Still, even if I’ve been through the university system, the ubiquitous campus novel is a subgenre portraying a milieu I have little interest in – unless you’re going to go the full nostalgic hog and do a costume drama Brideshead Revisited. To write one coming-of-age campus novel is perhaps tolerable; to get away with writing two seems to be pushing it. 

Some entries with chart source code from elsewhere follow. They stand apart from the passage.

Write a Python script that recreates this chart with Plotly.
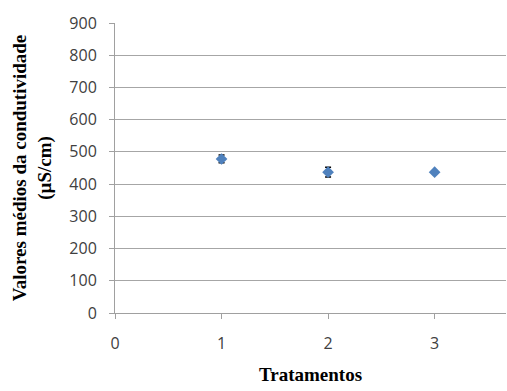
import plotly.graph_objects as go

tratamentos = [1, 2, 3]
condutividade = [478, 437, 437]
erro = [12, 15, 2]

y_ticks = [0, 100, 200, 300, 400, 500, 600, 700, 800, 900]
x_ticks = [0, 1, 2, 3]

fig = go.Figure()
fig.add_trace(go.Scatter(
    x=tratamentos, y=condutividade, mode="markers",
    marker=dict(symbol="diamond", size=9, color="#4F81BD"),
    error_y=dict(type="data", array=erro, visible=True, color="black", thickness=1.5, width=3),
    showlegend=False,
))

title_font = dict(family="Liberation Serif, Times New Roman, serif", size=19, color="black")

fig.update_layout(
    width=507, height=391,
    margin=dict(l=115, r=1, t=23, b=78),
    paper_bgcolor="white", plot_bgcolor="white",
    font=dict(family="Open Sans, Liberation Sans, sans-serif", size=16, color="#404040"),
    xaxis=dict(
        range=[0, 3.67], tickvals=x_ticks, ticks="outside", ticklen=5, tickcolor="#A0A0A0",
        showgrid=False, zeroline=False, showline=True, linecolor="#A0A0A0", linewidth=1,
        ticklabelstandoff=11,
        title=dict(text="<b>Tratamentos</b>", font=title_font, standoff=14),
        tickfont=dict(size=16, color="#404040"),
    ),
    yaxis=dict(
        range=[0, 900], tickvals=y_ticks, ticks="outside", ticklen=5, tickcolor="#A0A0A0",
        showgrid=True, gridcolor="#A6A6A6", gridwidth=1, zeroline=False,
        showline=True, linecolor="#A0A0A0", linewidth=1,
        ticklabelstandoff=9,
        title=dict(text="<b>Valores médios da condutividade<br>(µS/cm)</b>", font=title_font, standoff=12),
        tickfont=dict(size=16, color="#404040"),
    ),
)

fig.write_html(
    "out.html",
    config={"displayModeBar": False},
    post_script="document.body.style.margin='0';document.body.style.overflow='hidden';",
)
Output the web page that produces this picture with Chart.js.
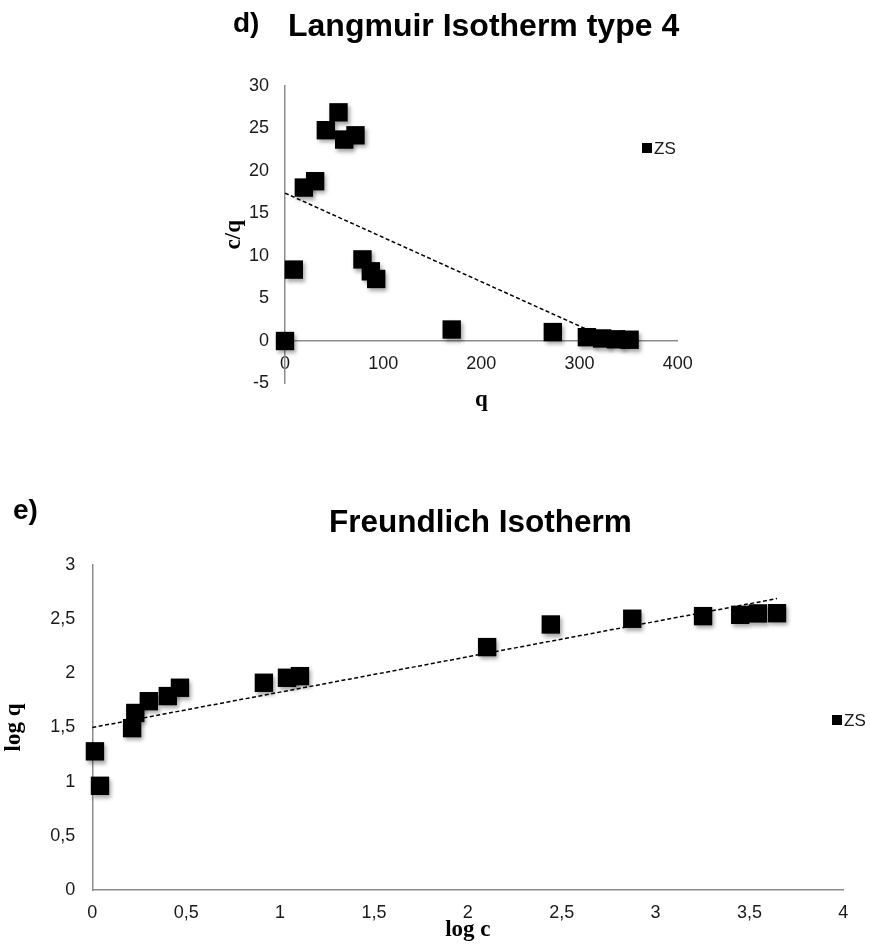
<!DOCTYPE html>
<html>
<head>
<meta charset="utf-8">
<script src="https://cdn.jsdelivr.net/npm/chart.js@4.4.1/dist/chart.umd.min.js"></script>
<style>
html,body{margin:0;padding:0;background:#fff;}
#wrap{position:relative;width:870px;height:945px;overflow:hidden;}
canvas{position:absolute;left:0;}
#c1{top:0;}
#c2{top:460px;}
</style>
</head>
<body>
<div id="wrap">
<canvas id="c1" width="870" height="460"></canvas>
<canvas id="c2" width="870" height="485"></canvas>
</div>
<script>
// ---------- data ----------
const seriesName = 'ZS';

// d) Langmuir Isotherm type 4
const langmuirTitle = 'Langmuir Isotherm type 4';
const langmuirPanel = 'd)';
const langmuirQ  = [0, 9, 19.2, 30.7, 41.6, 54.5, 60.3, 71.8, 78.9, 87.4, 92.9, 169.8, 272.8, 307.5, 323, 337, 351];
const langmuirCQ = [0, 8.4, 18.05, 18.8, 24.8, 26.9, 23.7, 24.2, 9.6, 8.2, 7.3, 1.35, 1.05, 0.45, 0.3, 0.2, 0.15];
const langmuirTrendQ  = [0, 351];
const langmuirTrendCQ = [17.4, -0.9];
const langmuirXTicks = ['0', '100', '200', '300', '400'];
const langmuirYTicks = ['-5', '0', '5', '10', '15', '20', '25', '30'];

// e) Freundlich Isotherm
const freundTitle = 'Freundlich Isotherm';
const freundPanel = 'e)';
const freundLogC = [0.014, 0.041, 0.212, 0.229, 0.301, 0.402, 0.467, 0.914, 1.037, 1.106, 2.103, 2.442, 2.876, 3.253, 3.451, 3.545, 3.647];
const freundLogQ = [1.28, 0.962, 1.494, 1.634, 1.743, 1.79, 1.867, 1.913, 1.959, 1.974, 2.242, 2.451, 2.504, 2.528, 2.54, 2.553, 2.555];
const freundTrendLogC = [0, 3.647];
const freundTrendLogQ = [1.50, 2.69];
const freundXTicks = ['0', '0,5', '1', '1,5', '2', '2,5', '3', '3,5', '4'];
const freundYTicks = ['0', '0,5', '1', '1,5', '2', '2,5', '3'];

// ---------- styling ----------
const SANS = "'Liberation Sans', Arial, Helvetica, sans-serif";
const SERIF = "'Liberation Serif', 'Times New Roman', serif";
const axisColor = '#8c8c8c';
const tickColor = '#1a1a1a';

function pts(xs, ys) { return xs.map((x, i) => ({ x: x, y: ys[i] })); }

const markerShadow = {
  id: 'markerShadow',
  beforeDatasetDraw(chart, args) {
    if (args.index === 0) {
      const c = chart.ctx;
      c.save();
      c.shadowColor = 'rgba(0,0,0,0.35)';
      c.shadowBlur = 4;
      c.shadowOffsetX = 2;
      c.shadowOffsetY = 3;
    }
  },
  afterDatasetDraw(chart, args) {
    if (args.index === 0) chart.ctx.restore();
  }
};

// titles, panel letter and legend drawn on the canvas
const annotations = {
  id: 'annotations',
  afterDraw(chart, args, opts) {
    const c = chart.ctx;
    c.save();
    c.fillStyle = '#000';
    c.textBaseline = 'alphabetic';
    c.textAlign = 'left';
    c.font = 'bold ' + opts.panelSize + 'px ' + SANS;
    c.fillText(opts.panel, opts.panelX, opts.panelY);
    c.font = 'bold ' + opts.titleSize + 'px ' + SANS;
    c.fillText(opts.title, opts.titleX, opts.titleY);
    // legend
    const ds = chart.data.datasets[0];
    c.fillStyle = ds.backgroundColor;
    c.fillRect(opts.legX, opts.legY, 10, 10);
    c.fillStyle = tickColor;
    c.font = '17px ' + SANS;
    c.fillText(ds.label, opts.legX + 12, opts.legY + 10.5);
    c.restore();
  }
};

function scatterSet(xs, ys) {
  return {
    label: seriesName,
    data: pts(xs, ys),
    pointStyle: 'rect',
    pointRadius: 13,
    pointHoverRadius: 13,
    backgroundColor: '#000',
    borderColor: '#000',
    borderWidth: 0,
    clip: false
  };
}
function trendSet(xs, ys) {
  return {
    label: 'trend',
    data: pts(xs, ys),
    showLine: true,
    pointRadius: 0,
    borderColor: '#000',
    borderWidth: 1.5,
    borderDash: [4, 2.5],
    fill: false,
    clip: false
  };
}

const tickFont = { family: SANS, size: 18 };
const axTitleFont = { family: SERIF, size: 23, weight: 'bold' };

// ---------- chart d) ----------
new Chart(document.getElementById('c1'), {
  type: 'scatter',
  data: { datasets: [scatterSet(langmuirQ, langmuirCQ), trendSet(langmuirTrendQ, langmuirTrendCQ)] },
  plugins: [markerShadow, annotations],
  options: {
    responsive: false,
    animation: false,
    devicePixelRatio: 1,
    layout: { padding: { left: 215, right: 192.3, top: 86, bottom: 76.5 } },
    plugins: {
      legend: { display: false },
      tooltip: { enabled: false },
      annotations: {
        panel: langmuirPanel, panelX: 233, panelY: 32, panelSize: 28,
        title: langmuirTitle, titleX: 288, titleY: 36, titleSize: 32,
        legX: 642, legY: 143
      }
    },
    scales: {
      x: {
        type: 'linear', min: 0, max: 400,
        position: { y: 0 },
        grid: { display: false, drawTicks: false },
        border: { display: true, color: axisColor, width: 1.5 },
        ticks: { stepSize: 100, padding: 12, font: tickFont, color: tickColor,
                 callback: (v, i) => langmuirXTicks[i] },
        title: { display: true, text: 'q', font: axTitleFont, color: '#000', padding: { top: 6, bottom: 2.5 } },
        afterFit: s => { s.height = 75; }
      },
      y: {
        type: 'linear', min: -5, max: 30,
        grid: { display: false, drawTicks: false },
        border: { display: true, color: axisColor, width: 1.5 },
        ticks: { stepSize: 5, padding: 16, font: tickFont, color: tickColor,
                 callback: (v, i) => langmuirYTicks[i] },
        title: { display: true, text: 'c/q', font: axTitleFont, color: '#000', padding: { top: 5, bottom: 0 } },
        afterFit: s => { s.width = 70; }
      }
    }
  }
});

// ---------- chart e) ----------
new Chart(document.getElementById('c2'), {
  type: 'scatter',
  data: { datasets: [scatterSet(freundLogC, freundLogQ), trendSet(freundTrendLogC, freundTrendLogQ)] },
  plugins: [markerShadow, annotations],
  options: {
    responsive: false,
    animation: false,
    devicePixelRatio: 1,
    layout: { padding: { left: 0, right: 26.7, top: 105, bottom: 0 } },
    plugins: {
      legend: { display: false },
      tooltip: { enabled: false },
      annotations: {
        panel: freundPanel, panelX: 13, panelY: 59, panelSize: 28,
        title: freundTitle, titleX: 329, titleY: 72, titleSize: 31.5,
        legX: 832, legY: 255
      }
    },
    scales: {
      x: {
        type: 'linear', min: 0, max: 4,
        position: 'bottom',
        grid: { display: false, drawTicks: false },
        border: { display: true, color: axisColor, width: 1.5 },
        ticks: { stepSize: 0.5, padding: 12, font: tickFont, color: tickColor,
                 callback: (v, i) => freundXTicks[i] },
        title: { display: true, text: 'log c', font: axTitleFont, color: '#000', padding: { top: 0, bottom: 1 } },
        afterFit: s => { s.height = 55; }
      },
      y: {
        type: 'linear', min: 0, max: 3,
        grid: { display: false, drawTicks: false },
        border: { display: true, color: axisColor, width: 1.5 },
        ticks: { stepSize: 0.5, padding: 17, font: tickFont, color: tickColor,
                 callback: (v, i) => freundYTicks[i] },
        title: { display: true, text: 'log q', font: axTitleFont, color: '#000', padding: { top: 0, bottom: 0 } },
        afterFit: s => { s.width = 92.3; }
      }
    }
  }
});
</script>
</body>
</html>
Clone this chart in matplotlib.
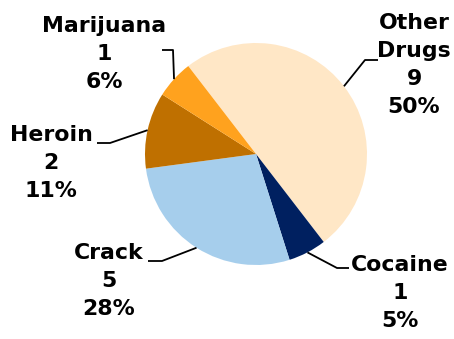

I do get the impression that Rooney is a much cleverer person and probably a much better writer than she’s been letting on in either of her novels. In fact, part of my disappointment with Conversations With Friends stemmed from having read pre-publication publicity interviews with her, where she pressed all the right buttons, at least politically, which stirred my interest in reading the book. Despite her critique of how literature is marketed (Normal People, p. 221), I think it’s obvious that these texts have been written with the intention of garnering a large mainstream audience in mind. But for now, for me, condescending as it may sound, my final verdict is still ‘Not bad, for a kid.’

So now to sample the TV series. It’s only six hours long, so should be amenable to binge viewing. But, if I’m not feeling it after a couple of episodes, I’m bailing out.